In his farewell address to the nation on January 17, 1961, Dwight D. Eisenhower’ spoke of the dangers of the war machine that had been created (See end of article for quote and video). He stated that we must guard against this powerful military industry dominating our society. We have failed to heed that warning. Instead, through careful manipulation and strategic rhetoric we have not only come to embrace the war machine, but to accept the “need” for it, and the naturalness of war.
Perpetual war has become completely merged with a fatal belief in “capitalism.” We have been sold an ideology that idolizes the “benefits” of capitalism – particularly its “efficiencies” driven by “free market competition.” Meanwhile, government is presented as “bloated,” “wasteful,” and “corrupt.” We are led to believe in the inherent “badness” of government combined with the assumption that “business” is self-regulating. While the debacle of the current global economic meltdown should have debunked the myth of “efficiency” and market “self-regulation,” it apparently has not. There is little broad public discussion of the fact that the economic meltdown is the result of monopoly capitalism seeking the most “profit” imaginable while “free market” governmental believers turned a blind eye to regulating or controlling the “excesses” of capitalism.
Perhaps because this lesson is being missed, or perhaps because the connection is not made, we are incentivizing permanent war. More and more privatization of the military leads to more incentives (profits) from never ending war. Just as privatizing jails and prisons creates an environment to “grow the market” (increase the number of prisoners and the length of detentions), so privatizing the military creates an environment for more war.

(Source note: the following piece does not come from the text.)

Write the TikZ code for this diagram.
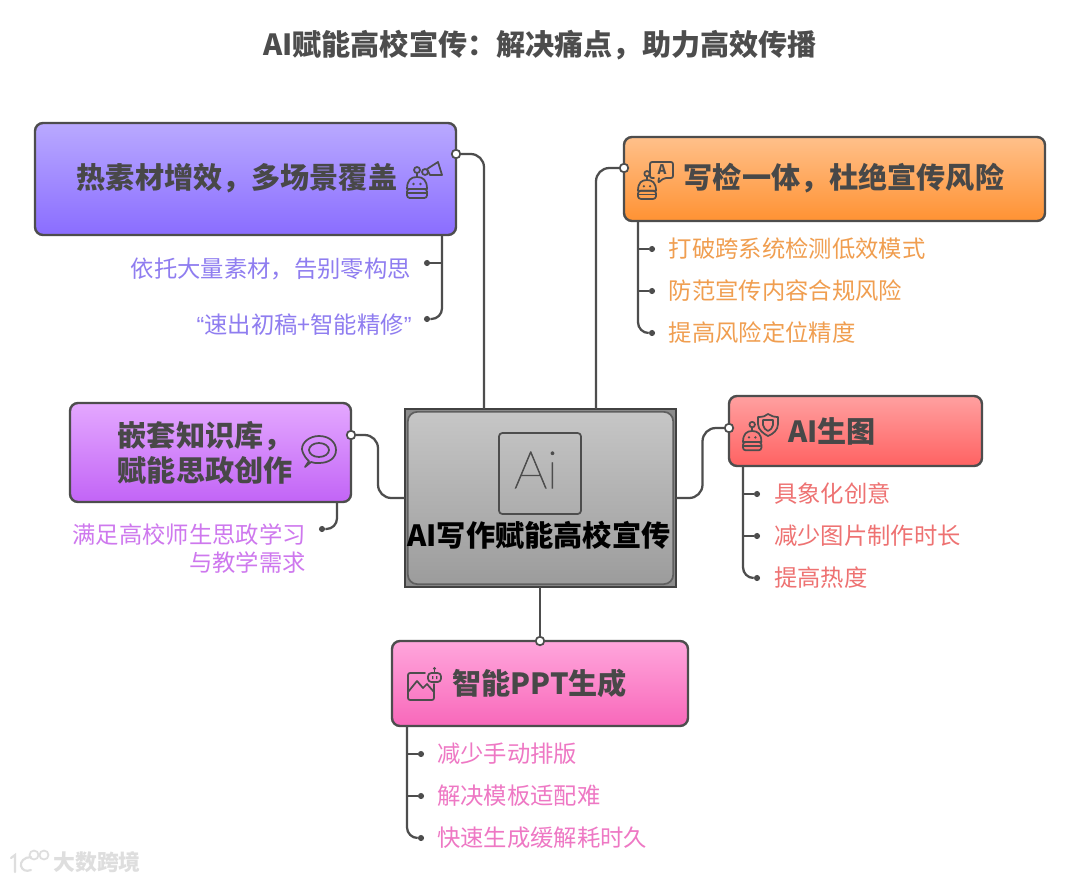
\documentclass[tikz,border=0pt]{standalone}
\usepackage{fontspec}
\setmainfont{Noto Sans CJK SC}
\newfontfamily\thinlatin[FakeBold=1.6]{Lato Hairline}
\newfontfamily\quotefont{Liberation Sans}
\usetikzlibrary{calc}
\definecolor{ink}{HTML}{4D4D4D}
\definecolor{headink}{HTML}{484848}
\definecolor{tpurple}{HTML}{8F7DF0}
\definecolor{torange}{HTML}{F09E50}
\definecolor{tviolet}{HTML}{CE78EE}
\definecolor{tred}{HTML}{EE7272}
\definecolor{tpink}{HTML}{EE78C4}
\definecolor{pa}{HTML}{B9A9FF}\definecolor{pb}{HTML}{8A6DFF}
\definecolor{oa}{HTML}{FFC08A}\definecolor{ob}{HTML}{FF9233}
\definecolor{va}{HTML}{E4A8FF}\definecolor{vb}{HTML}{C264F6}
\definecolor{ra}{HTML}{FFA0A0}\definecolor{rb}{HTML}{FF6262}
\definecolor{ka}{HTML}{FFA6DC}\definecolor{kb}{HTML}{F868BA}
\definecolor{ca}{HTML}{C6C6C6}\definecolor{cb}{HTML}{9C9C9C}
\tikzset{
  box/.style={draw=ink,line width=1.8pt,rounded corners=6pt,outer sep=0pt,inner sep=0pt},
  head/.style={font=\fontsize{21.85pt}{26.25pt}\selectfont\bfseries,text=headink,inner sep=0pt},
  subt/.style={font=\fontsize{17.5pt}{21pt}\selectfont,inner sep=0pt},
  conn/.style={draw=ink,line width=1.7pt,rounded corners=10pt},
  subc/.style={draw=ink,line width=1.7pt,rounded corners=8pt},
  odot/.style={circle,draw=ink,fill=white,line width=1.3pt,minimum size=6.4pt,inner sep=0pt},
  bdot/.style={circle,fill=ink,minimum size=4.6pt,inner sep=0pt},
  ico/.style={draw=ink,line width=1.3pt,line join=round,line cap=round},
  robotico/.pic={
    \draw[ico] (0,12) .. controls (0,3) and (4,0) .. (10,0) .. controls (16,0) and (20,3) .. (20,12) -- cycle;
    \draw[ico,rounded corners=2pt] (0,12) -- (20,12) -- (20,21) -- (0,21) -- cycle;
    \draw[ico] (10,-4) -- (10,0);
    \draw[ico] (10,-7) circle [radius=3];
    \fill[ink] (6.5,7) circle [radius=1.4] (13.5,7) circle [radius=1.4];
    \draw[ico] (1,16) -- (19,16);
  }
}
\begin{document}
\begin{tikzpicture}[x=0.75pt,y=-0.75pt]
\useasboundingbox (0,0) rectangle (1080,881);
\fill[white] (0,0) rectangle (1080,881);

% boxes
\node[box,minimum width=315.75pt,minimum height=84pt,top color=pa,bottom color=pb] (purple) at (245.5,179) {};
\node[box,minimum width=315.75pt,minimum height=63pt,top color=oa,bottom color=ob] (orange) at (834.5,179) {};
\node[box,minimum width=210.75pt,minimum height=74.25pt,top color=va,bottom color=vb] (violet) at (210.5,452.5) {};
\node[box,minimum width=189.75pt,minimum height=52.5pt,top color=ra,bottom color=rb] (red) at (855.5,431) {};
\node[box,minimum width=222pt,minimum height=63.75pt,top color=ka,bottom color=kb] (pink) at (540,683.5) {};
\node[minimum width=203.25pt,minimum height=133.5pt,outer sep=0pt,inner sep=0pt] (core) at (540.5,498) {};
\path[fill=ink!65!white] (core.south west) rectangle (core.north east);
\node[draw=ink!90!white,line width=1.3pt,rounded corners=7pt,minimum width=199pt,minimum height=129.2pt,top color=ca,bottom color=cb,outer sep=0pt,inner sep=0pt] (coreinner) at (540.5,498) {};
\draw[ink!85!black,line width=1.9pt] (core.south west) rectangle (core.north east);

% trunk connectors
\coordinate (c1) at (484,409);
\coordinate (c2) at (596,409);
\node[odot] (dp) at (456,154) {};
\node[odot] (do) at (624,168) {};
\node[odot] (dv) at (351,435) {};
\node[odot] (dr) at (729,428) {};
\node[odot] (dk) at (540,641) {};
\draw[conn] (dp) -| (c1);
\draw[conn] (do) -| (c2);
\draw[conn] (dv) -| ($(dv)!.5!(core.west)$) |- (core.west);
\draw[conn] (dr) -| ($(dr)!.5!(core.east)$) |- (core.east);
\draw[conn] (core.south -| dk) -- (dk);

% branch connectors
\coordinate (bp) at (442,235);
\node[bdot] (p1) at (427,263) {};
\node[bdot] (p2) at (427,319) {};
\draw[subc] (bp) |- (p2);
\draw[subc] (bp |- p1) -- (p1);
\coordinate (bo) at (638,221);
\node[bdot] (o1) at (652,249) {};
\node[bdot] (o2) at (652,291) {};
\node[bdot] (o3) at (652,333) {};
\draw[subc] (bo) |- (o3);
\draw[subc] (bo |- o1) -- (o1);
\draw[subc] (bo |- o2) -- (o2);
\coordinate (bv) at (337,502);
\node[bdot] (v1) at (322,529) {};
\draw[subc] (bv) |- (v1);
\coordinate (br) at (743,466);
\node[bdot] (r1) at (757,494) {};
\node[bdot] (r2) at (757,536) {};
\node[bdot] (r3) at (757,578) {};
\draw[subc] (br) |- (r3);
\draw[subc] (br |- r1) -- (r1);
\draw[subc] (br |- r2) -- (r2);
\coordinate (bk) at (407,726);
\node[bdot] (k1) at (421,754) {};
\node[bdot] (k2) at (421,796) {};
\node[bdot] (k3) at (421,838) {};
\draw[subc] (bk) |- (k3);
\draw[subc] (bk |- k1) -- (k1);
\draw[subc] (bk |- k2) -- (k2);

% title
\node[font=\fontsize{21.85pt}{25pt}\selectfont\bfseries,text=ink,inner sep=0pt] (title) at (540,45.5) {AI赋能高校宣传：解决痛点，助力高效传播};

% heads
\node[head,anchor=west] (hp) at (76.5,178) {热素材增效，多场景覆盖};
\node[head,anchor=west] (ho) at (683.5,178.5) {写检一体，杜绝宣传风险};
\node[head,anchor=west,align=left] (hv) at (117.5,452.5) {嵌套知识库，\\赋能思政创作};
\node[head,anchor=west] (hr) at (788,431) {AI生图};
\node[head,anchor=west] (hk) at (452,683) {智能PPT生成};
\node[font=\fontsize{21.9pt}{25pt}\selectfont\bfseries,text=black,inner sep=0pt] (hc) at (539,535) {AI写作赋能高校宣传};

% sub labels
\node[subt,text=tpurple,anchor=east] (tp1) at (411,269) {依托大量素材，告别零构思};
\node[subt,text=tpurple,anchor=east] (tp2) at (412,325) {{\quotefont “}速出初稿+智能精修{\quotefont ”}};
\node[subt,text=torange,anchor=west] (to1) at (668.5,249) {打破跨系统检测低效模式};
\node[subt,text=torange,anchor=west] (to2) at (668.5,291) {防范宣传内容合规风险};
\node[subt,text=torange,anchor=west] (to3) at (668.5,333) {提高风险定位精度};
\node[subt,text=tviolet,anchor=east] (tv1) at (306,535) {满足高校师生思政学习};
\node[subt,text=tviolet,anchor=east] (tv2) at (306,563) {与教学需求};
\node[subt,text=tred,anchor=west] (tr1) at (774,494) {具象化创意};
\node[subt,text=tred,anchor=west] (tr2) at (774,536) {减少图片制作时长};
\node[subt,text=tred,anchor=west] (tr3) at (774,578) {提高热度};
\node[subt,text=tpink,anchor=west] (tk1) at (437,754) {减少手动排版};
\node[subt,text=tpink,anchor=west] (tk2) at (437,796) {解决模板适配难};
\node[subt,text=tpink,anchor=west] (tk3) at (437,838) {快速生成缓解耗时久};

% centre icon
\draw[ico,rounded corners=2.5pt] (499,433) rectangle (581,514);
\node[font=\fontsize{39pt}{40pt}\thinlatin,text=ink,inner sep=0pt] (aiglyph) at (536,470) {Ai};

% icon: robot + megaphone
\pic at (407,177) {robotico};
\draw[ico] (427,169) -- (438,162) -- (442,175) -- (430,175) -- cycle;
\draw[ico] (425,172) circle [radius=3];

% icon: robot + speech bubble
\pic[scale=.9] at (638,180) {robotico};
\draw[ico,rounded corners=1.5pt] (654,178) -- (650,178) -- (650,162) -- (673,162) -- (673,178) -- (664,178) -- (658,183) -- (659,178);
\node[font=\fontsize{10pt}{10pt}\selectfont\bfseries,text=ink,inner sep=0pt] (icoa) at (662,170) {A};

% icon: robot + shield
\pic[scale=.92] at (743,431) {robotico};
\draw[ico] (758,417) .. controls (763,417) and (766,416) .. (768,414) .. controls (771,416) and (774,417) .. (778,417) -- (778,424) .. controls (778,430) and (773,434) .. (768,436) .. controls (764,434) and (758,430) .. (758,424) -- cycle;
\draw[ico] (763,420) -- (773,420) -- (773,425) .. controls (773,428) and (770,430) .. (768,431) .. controls (766,430) and (763,428) .. (763,425) -- cycle;

% icon: chat bubble
\draw[ico] (309,461) .. controls (303,456) and (302,450) .. (302,449) .. controls (302,442) and (310,436) .. (319,436) .. controls (329,436) and (336,442) .. (336,450) .. controls (336,458) and (329,463) .. (319,463) .. controls (316,463) and (313,463) .. (311,462) -- (305,467) -- cycle;
\draw[ico] (319,450) ellipse [x radius=10,y radius=7];

% icon: picture + robot head
\draw[ico,rounded corners=1.5pt] (425,673) -- (408,673) -- (408,700) -- (434,700) -- (434,684);
\draw[ico] (408,692) -- (417,681) -- (423,688) -- (427,684) -- (434,692);
\draw[ico,rounded corners=2.5pt] (428,673) rectangle (441,682);
\draw[ico] (434.5,670) -- (434.5,673);
\fill[ink] (434.5,668.5) circle [radius=1.6];
\fill[ink] (432,676) rectangle (433.3,679) (436,676) rectangle (437.3,679);

% watermark
\node[font=\fontsize{16.4pt}{16pt}\selectfont\bfseries,text=black!13,inner sep=0pt,anchor=west] (wm) at (53,862) {大数跨境};
\draw[black!13,line width=1.6pt,line cap=round] (11,858) -- (15,855) -- (15,872);
\draw[black!13,line width=1.6pt,line cap=round] (31,857) .. controls (24,857) and (20,862) .. (21,866) .. controls (22,870) and (26,872) .. (31,870);
\draw[black!13,line width=1.3pt] (34,855) circle [radius=4.5] (44,855) circle [radius=4.5];
\end{tikzpicture}
\end{document}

Government is not a business. The activities it engages in (in part) are to address social needs that are not necessarily profitable. Increasingly, it needs to engage in meeting social needs that are dangerous when placed in the private market sphere. We are seeing this with the argument about health care, and we should be discussing it in relationship to defense (and other charges of government). Instead, where the concerns about capitalism occur, it is to pose government as a necessary competitor to the private sphere. This is an underlying argument of the “public option” in health care reform. To the best of my knowledge, this is the first time that the U.S. government has been argued to be a necessary competitor to bring U.S. industry back to competitive capitalism. In part, it shows how weak the monopoly barriers have become that the only agency big enough to offer corporate competition is the government of the United States.
The expansion of militarism and imperialism (soft or blatant) is following the same course with looming disastrous consequences. We need to seriously discuss the reality of perpetual war and the profit driven industry that is being created. We need to challenge the rhetoric of never ending conflict and that we can engage in “neat” wars. They are not, and never will be “neat.” They will always bear the costs of blood and life, deadly environments, and decimation of human connection and community.
A peace movement arose under the whip of the “war on terrorism.” It seems to have gone back to sleep with the election of Barack Obama. While there are numerous fronts on which people are struggling right now, it is critical that the peace movement be highly visible and loud. Obama and Congress are expanding the financing of the defense industry. The wars in Iraq and Afghanistan are still being supplemented by “emergency” funding despite promises they would be transparently included in the federal budget.
We have a world at stake with the crises of energy, environmental destruction, and climate chaos. We need each other to meet these challenges if we are going to survive. We have the best bases in the world to come together peacefully than at any time in human history – our very survival. I firmly believe that our ability to successfully meet these challenges rests in peace – not war. We have a choice to make – peace or assured destruction (which will be profitable for a few).